BACKGROUND: Mitochondria are sensitive to air pollutants due to their lack of repair capacity. Changes in mitochondrial DNA copy number (mtDNAcn) or content is a proxy of mitochondrial damage and has been associated with recent exposure to traffic-derived air pollutants, nitrogen dioxide (NO2) and black carbon (BC). Inhaled BC can be phagocytosed by airway macrophages (AMs), and its amount in AM reflects personal exposure to traffic-related air pollution. OBJECTIVES: The present study investigated the relation between the internal marker AM BC and ambient NO2 concentration and examined the associations of mtDNAcn with NO2 and AM BC. METHODS: A panel of 20 healthy retired participants (10 couples) living in Belgium underwent repeated assessments of health and air pollution exposure at 11 time points over one year.
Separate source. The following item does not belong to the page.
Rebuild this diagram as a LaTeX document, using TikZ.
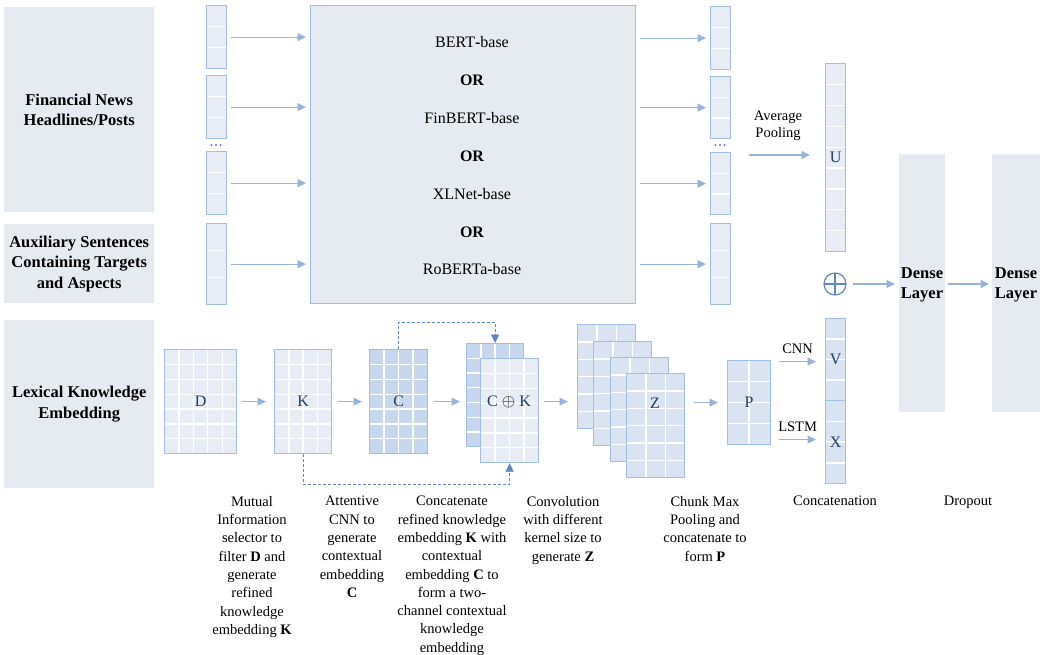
\documentclass[tikz,border=0pt]{standalone}
\usepackage{fontspec}
\setmainfont{Liberation Serif}
\usetikzlibrary{arrows.meta,calc}
\definecolor{panel}{HTML}{E6EAF1}
\definecolor{cellA}{HTML}{E8EDF5}
\definecolor{cellB}{HTML}{C7D8EE}
\definecolor{cellC}{HTML}{DAE3F1}
\definecolor{bord}{HTML}{9FBFE6}
\definecolor{arrc}{HTML}{97B4DA}
\definecolor{dashc}{HTML}{5B87C5}
\definecolor{navy}{HTML}{1F3A6B}
\definecolor{dotc}{HTML}{6A6AFF}
\tikzset{
  mat/.style={draw=bord, line width=1.2pt, inner sep=0pt, anchor=north west, fill=cellA},
  cells/.style 2 args={path picture={
    \pgfmathtruncatemacro\nc{#1-1}
    \pgfmathtruncatemacro\nr{#2-1}
    \coordinate (pa) at (path picture bounding box.north west);
    \coordinate (pb) at (path picture bounding box.south east);
    \ifnum\nc>0
      \foreach \i in {1,...,\nc}{\draw[white,line width=1.3pt] ($(pa)!\i/#1!(pa-|pb)$) -- ($(pb-|pa)!\i/#1!(pb)$);}
    \fi
    \ifnum\nr>0
      \foreach \j in {1,...,\nr}{\draw[white,line width=1.3pt] ($(pa)!\j/#2!(pb-|pa)$) -- ($(pa-|pb)!\j/#2!(pb)$);}
    \fi
  }},
  sz/.style 2 args={minimum width=#1pt, minimum height=#2pt},
  lbl/.style={text=navy, font=\fontsize{16}{19}\selectfont},
  arr/.style={draw=arrc, line width=1.1pt, -{Triangle[length=8.5pt,width=8pt]}},
  dsh/.style={draw=dashc, line width=0.9pt, dash pattern=on 3pt off 2pt, -{Triangle[length=8.5pt,width=8pt]}},
  panelbox/.style={fill=panel, inner sep=0pt, anchor=north west, align=center,
     font=\fontsize{16.5}{20.5}\selectfont\bfseries},
  boldtxt/.style={align=center, inner sep=0pt, font=\fontsize{16.5}{20.5}\selectfont\bfseries},
  model/.style={font=\fontsize{16}{19}\selectfont},
  ortext/.style={font=\fontsize{16}{19}\selectfont\bfseries},
  desc/.style={anchor=north, align=center, inner sep=0pt, font=\fontsize{14.5}{18.3}\selectfont},
  small/.style={font=\fontsize{14.5}{17}\selectfont, align=center, inner sep=0pt},
  dotsn/.style={inner sep=0pt, minimum width=14pt, minimum height=3pt,
     path picture={\foreach \q in {-4.5,0,4.5}{\fill[dotc] ([xshift=\q pt]path picture bounding box.center) circle (1.1pt);}}}
}
\begin{document}
\begin{tikzpicture}[x=1pt,y=-1pt]
\useasboundingbox (0,0) rectangle (1049,654);

% left panels
\node[panelbox, sz={150}{205}] (p1) at (4,7) {Financial News\\Headlines/Posts};
\node[panelbox, sz={150}{79}] (p2) at (4,224) {Auxiliary Sentences\\Containing Targets\\and Aspects};
\node[panelbox, sz={150}{168}] (p3) at (4,320) {Lexical Knowledge\\Embedding};

% input vectors
\node[mat, cells={1}{3}, sz={20}{63}] (iv1) at (206,5) {};
\node[mat, cells={1}{3}, sz={20}{63}] (iv2) at (206,75) {};
\node[mat, cells={1}{3}, sz={20}{63}] (iv3) at (206,151) {};
\node[mat, cells={1}{3}, sz={20}{81}] (iv4) at (206,223) {};
\node[dotsn] (dl) at (216,145) {};

% big model box
\node[draw=bord, line width=1.2pt, fill=panel, inner sep=0pt, anchor=north west, sz={325}{298}] (bb) at (310,5) {};
\node[model] (m1) at (472,42) {BERT\textbf{-}base};
\node[ortext] (o1) at (472,80) {OR};
\node[model] (m2) at (472,118) {FinBERT\textbf{-}base};
\node[ortext] (o2) at (472,156) {OR};
\node[model] (m3) at (472,194) {XLNet\textbf{-}base};
\node[ortext] (o3) at (472,232) {OR};
\node[model] (m4) at (472,269) {RoBERTa\textbf{-}base};

% output vectors
\node[mat, cells={1}{3}, sz={20}{63}] (ov1) at (710,6) {};
\node[mat, cells={1}{3}, sz={20}{62}] (ov2) at (710,76) {};
\node[mat, cells={1}{3}, sz={20}{62}] (ov3) at (710,152) {};
\node[mat, cells={1}{3}, sz={20}{81}] (ov4) at (710,223) {};
\node[dotsn] (dr) at (720,145) {};

\foreach \k in {1,2,3,4}{
  \draw[arr] ([xshift=4pt]iv\k.east) -- ([xshift=-4pt]iv\k.east -| bb.west);
  \draw[arr] ([xshift=4pt]bb.east |- ov\k.west) -- ([xshift=-4pt]ov\k.west);
}

% average pooling and U
\node[small] (apl) at (778,126) {Average\\Pooling};
\node[mat, cells={1}{9}, sz={20}{188}] (U) at (825,63) {};
\node[lbl] at (U.center) {U};
\coordinate (ap) at (749,155);
\draw[arr] (ap) -- ([xshift=-15pt]U.west |- ap);

% concat circle
\node[circle, draw=dashc, line width=1.2pt, minimum size=22pt, inner sep=0pt,
  path picture={\draw[dashc, line width=1.2pt] (path picture bounding box.north) -- (path picture bounding box.south)
  (path picture bounding box.west) -- (path picture bounding box.east);}] (op) at (835,284) {};

% dense layers
\node[fill=panel, inner sep=0pt, anchor=north west, sz={46}{258}] (d1) at (899,154) {};
\node[boldtxt] (d1t) at (922,285) {Dense\\Layer};
\node[fill=panel, inner sep=0pt, anchor=north west, sz={48}{258}] (d2) at (992,154) {};
\node[boldtxt] (d2t) at (1016,285) {Dense\\Layer};
\draw[arr] ([xshift=6pt]op.east) -- ([xshift=-4pt]op.east -| d1.west);
\draw[arr] ([xshift=3pt]d1.east |- op.east) -- ([xshift=-3pt]d2.west |- op.east);

% bottom row
\node[mat, cells={5}{7}, sz={72}{104}] (D) at (164,349) {};
\node[lbl] at (D.center) {D};
\node[mat, cells={4}{7}, sz={57}{104}] (K) at (274,349) {};
\node[lbl] at (K.center) {K};
\node[mat, cells={4}{7}, sz={58}{104}, fill=cellB] (C) at (369,349) {};
\node[lbl] at (C.center) {C};
\node[mat, cells={4}{7}, sz={57}{103}, fill=cellB] (CKb) at (466,343) {};
\node[mat, cells={4}{7}, sz={58}{104}] (CKf) at (480,358) {};
\node[lbl] at (509,402) {C \textcolor{black}{$\oplus$} K};

\draw[arr] ([xshift=5pt]D.east) -- ([xshift=-8pt]K.west);
\draw[arr] ([xshift=6pt]K.east) -- ([xshift=-7pt]C.west);
\draw[arr] ([xshift=6pt]C.east) -- ([xshift=-6pt]CKb.west |- C.east);
\draw[dsh] (C.north) -- ++(0,-27) -| (CKb.north);
\draw[dsh] (K.south) -- ++(0,30) -| (CKf.south);

\node[mat, cells={3}{6}, sz={58}{104}, fill=cellC] (Z1) at (577,324) {};
\node[mat, cells={3}{6}, sz={58}{104}, fill=cellC] (Z2) at (593,341) {};
\node[mat, cells={3}{6}, sz={58}{104}, fill=cellC] (Z3) at (610,357) {};
\node[mat, cells={3}{6}, sz={58}{104}, fill=cellC] (Z4) at (626,373) {};
\node[lbl] at (655,403) {Z};
\draw[arr] ([xshift=5pt]CKf.east |- C.east) -- ([xshift=-9pt]Z1.west |- C.east);

\node[mat, cells={2}{4}, sz={43}{84}, fill=cellC] (P) at (727,360) {};
\node[lbl] at (P.center) {P};
\draw[arr] ([xshift=9pt]Z4.east |- P.west) -- ([xshift=-9pt]P.west);

\node[mat, cells={1}{4}, sz={20}{82}, fill=cellC] (V) at (825,318) {};
\node[lbl] at (V.center) {V};
\node[mat, cells={1}{4}, sz={20}{83}, fill=cellC] (X) at (825,400) {};
\node[lbl] at (X.center) {X};
\draw[arr] ([xshift=8pt,yshift=-2pt]P.east |- V.west) -- node[small, above=7pt] {CNN} ([xshift=-9pt,yshift=-2pt]V.west);
\draw[arr] ([xshift=8pt,yshift=2.5pt]P.east |- X.west) -- node[small, above=7pt] {LSTM} ([xshift=-9pt,yshift=2.5pt]X.west);

% descriptions
\node[desc] (t1) at (252,496) {Mutual\\Information\\selector to\\filter \textbf{D} and\\generate\\refined\\knowledge\\embedding \textbf{K}};
\node[desc] (t2) at (352,496) {Attentive\\CNN to\\generate\\contextual\\embedding\\\textbf{C}};
\node[desc] (t3) at (452,496) {Concatenate\\refined knowledge\\embedding \textbf{K} with\\contextual\\embedding \textbf{C} to\\form a two\textbf{-}\\channel contextual\\knowledge\\embedding};
\node[desc] (t4) at (563,496) {Convolution\\with different\\kernel size to\\generate \textbf{Z}};
\node[desc] (t5) at (705,496) {Chunk Max\\Pooling and\\concatenate to\\form \textbf{P}};
\node[desc] (t6) at (835,496) {Concatenation};
\node[desc] (t7) at (968,496) {Dropout};
\end{tikzpicture}
\end{document}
We increased exposure contrast temporarily by moving participants for 10 days to Milan, Italy (high exposure) and to Vindeln, Sweden (low exposure). Personal exposure to NO2 was measured during 5 consecutive days prior to each assessment time point. The amount of BC was assessed by image analysis in AMs retrieved from induced sputum collected at 7 time points. Blood mtDNAcn was determined by qPCR at each time point. Associations between AM BC and NO2, and of mtDNAcn with NO2 and AM BC were estimated using linear mixed effect models adjusted for covariates and potential confounders. RESULTS: Mean concentrations of 5-day average NO2 were higher in Milan (64 μg/m3) and lower in Vindeln (4 μg/m3) than Belgium (26 μg/m3). Each 10 μg/m3 increment in NO2 exposure during the last 5 days was associated with 0.07 μm2 (95% CI: 0.001 to 0.012) increase in median area of AM BC. A 10 μg/m3 increase in NO2 was associated with 3.9% (95% CI: 2.2 to 5.5%) decrease in mtDNAcn. Consistently, each 1 μm2 increment in median area of AM BC was associated with 24.8% (95% CI: 6.8 to 39.3%) decrease in mtDNAcn. CONCLUSION: In this quasi-experimental setting involving moving persons to places with high and low ambient air pollution, we found changes in AM BC according to ambient air pollution levels measured during the previous 5 days. Both higher ambient NO2 and the internal lung BC load, paralleled mitochondrial compromises as exemplified by lower mtDNA content.